When they use the full C grammar, 6 iterations gets them to 88% accuracy. Again, this is quite good, but they note that the ‘inner’ training loop (training the actual sequence-to-sequence NMT bit, without the template construction and filling) was always terminated at 95% validation accuracy, even if it was still improving; given that the training times were relatively fast – especially considering it’s CPU-only – I’m a bit surprised that they didn’t spring for a GPU and use a more ‘generous’ early stopping criteria, such as just their ‘no improvement’ one, especially since (section 7) they implemented it in TensorFlow.
Also, surprisingly enough, they ran it single-threaded on CPU, using an AWS r5a.2xlarge, which is not super beefy as far as AWS EC2 nodes go.
What are the limitations?
Well, they main one (IMO) is that they don’t seem to have tried it on ‘real’ code samples; it would have been nice to see some brief experiments on something like the venerable Google Code Jam dataset, just to see how it did there.
It also inherits all the usual headaches of sequence-to-sequence models; longer sequences tend to perform poorly. Their template filling also has issues when multiple constants are combined to a single one, or vice versa; they give the example of x3 = 63 * (5 * x1)
being converted to x3 = 315 * x1
by the compiler, whereupon the template filling approach begins to break down.

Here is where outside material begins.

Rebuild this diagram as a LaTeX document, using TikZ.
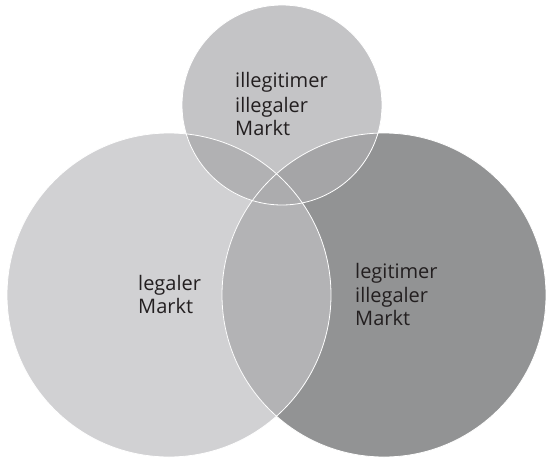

They also don’t indicate whether or not any outputs from the NMT were malformed; it’s possible that outputting it in the reverse operand order the way they do intrinsically prevents malformed/noncompilable code from being generated, either by ignoring stuff ‘left on the stack’ or some other kind of cleanup method, but if they mention that I missed it.
Conclusion?
ML on code/binaries has come a long way, and is doing some cool stuff. This paper tackles a pretty hard problem and puts a pretty creditable dent in it. The trick of exploiting the compiler to augment training data and to help fill in values in the templates is very clever. One thing that I’m really curious about is whether you could use this to do a kind of “neural transpilation” between languages – compile e.g. C code to LLVM, then “decompile” it to Rust (or whatever). I’m not sure it’d be terribly useful, but it’d be fun to see someone try it.